The 60s impacted us with REAL TECHNOLOGY that made different futures possible. But Asimov's forceblade did not present the contradictory physics of a beam of light stopping at a fixed distance. I don't know how much lightsabers or laserswords are used because I won't read anything that has them.
SF:ASW tends to make science irrelevant.
A laser is an energy beam so it depends on what the writer says it can do.
psik
Nakai
February 18th, 2011, 03:40 PM
yes i agree with you on all points there.science fiction after SW became a sort of horse that any one can kick and ride (i have nuffing against horses).
livens
February 18th, 2011, 07:17 PM
Ill comment on the original question, and say NO. Simply because I have never once ran across an 'energy sword' in all of the science fiction books I have read.
And the only one I have ever heard of was in the Star Wars films. (Ive never read a SW book and never will.)
It sounds like you have ran into them, and often, so let me ask you this: In what books beside SW have you been reading about them?
psikeyhackr
February 18th, 2011, 08:58 PM
(Ive never read a SW book and never will.)
WHAT!?!?!
You just haven't lived. :eek: :D
I tried 3 in the 80s.

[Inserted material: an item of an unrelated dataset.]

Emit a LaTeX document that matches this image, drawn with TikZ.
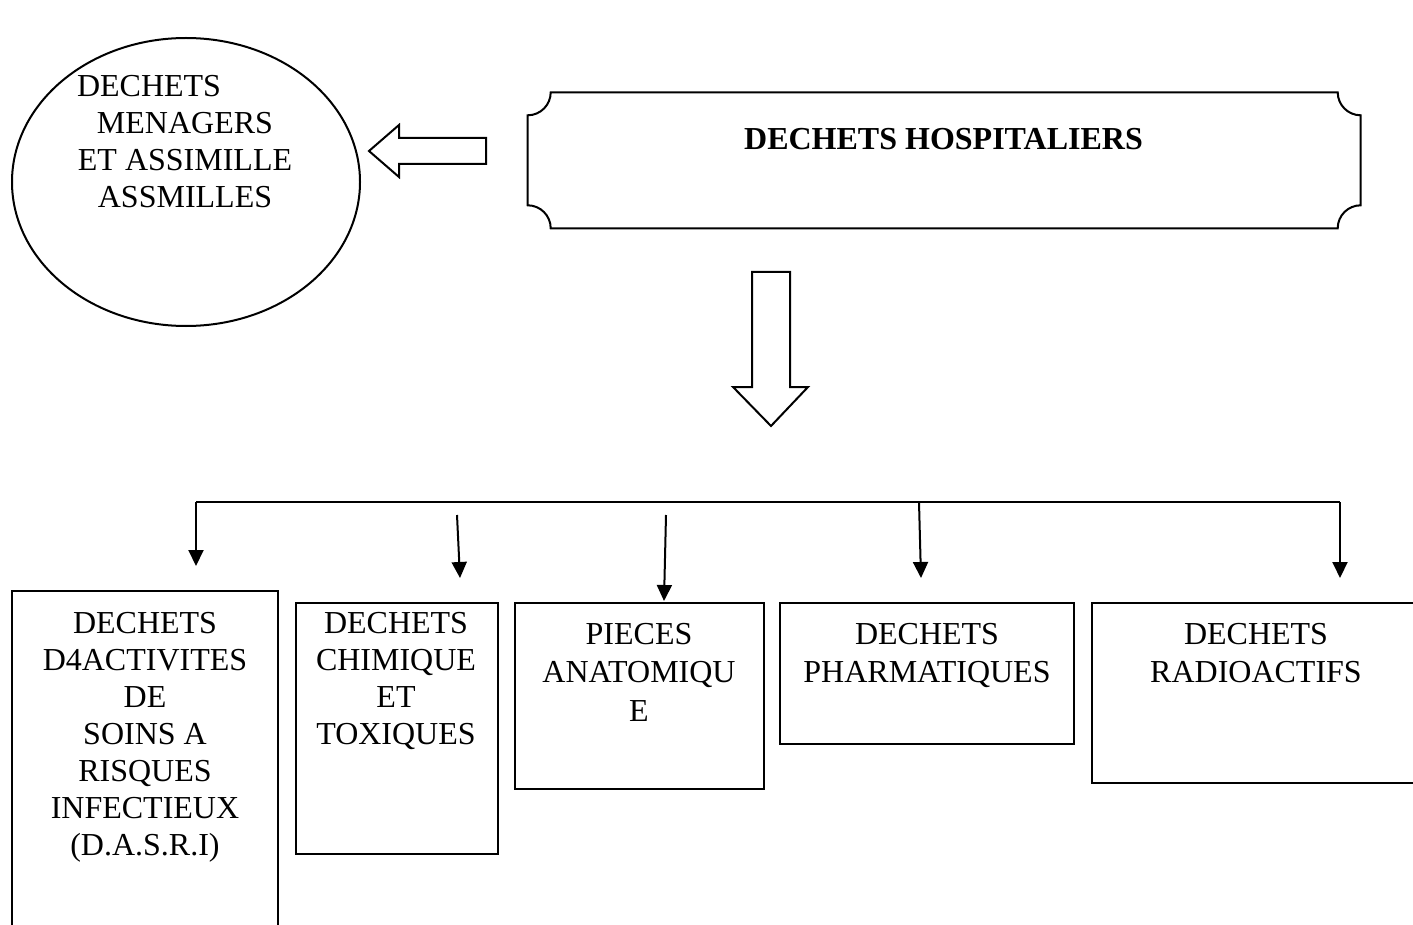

I manged to finish one.
Star Trek isn't good enough to READ. It is somewhat surprising the The Empire Strikes Back is so good as a movie.
psik
Sparrow
February 19th, 2011, 08:18 AM
Ok i would like to know what ever one thinks of the Energy sword and weather it has been used to much in Sci-Fi?For most of the people out in the world(or the U.S) the best type of this weapon is the lightsaber(lightsabre) and some "hardcore" fans think the Energy sword now belongs to Lucas,thoughts?
Just think for a moment, how utterly stupid a lightsaber is.
They travel at faster than light speed across the galaxy in ships that we can only imagine, and to do what... have a sword fight.
You know what you do to someone who whips out a lightsaber on you?
You remove them from the realm of the living by any number of means, because after all, you can travel at light speed so you have ample technology at your disposal to take care of a person waving a sword at you.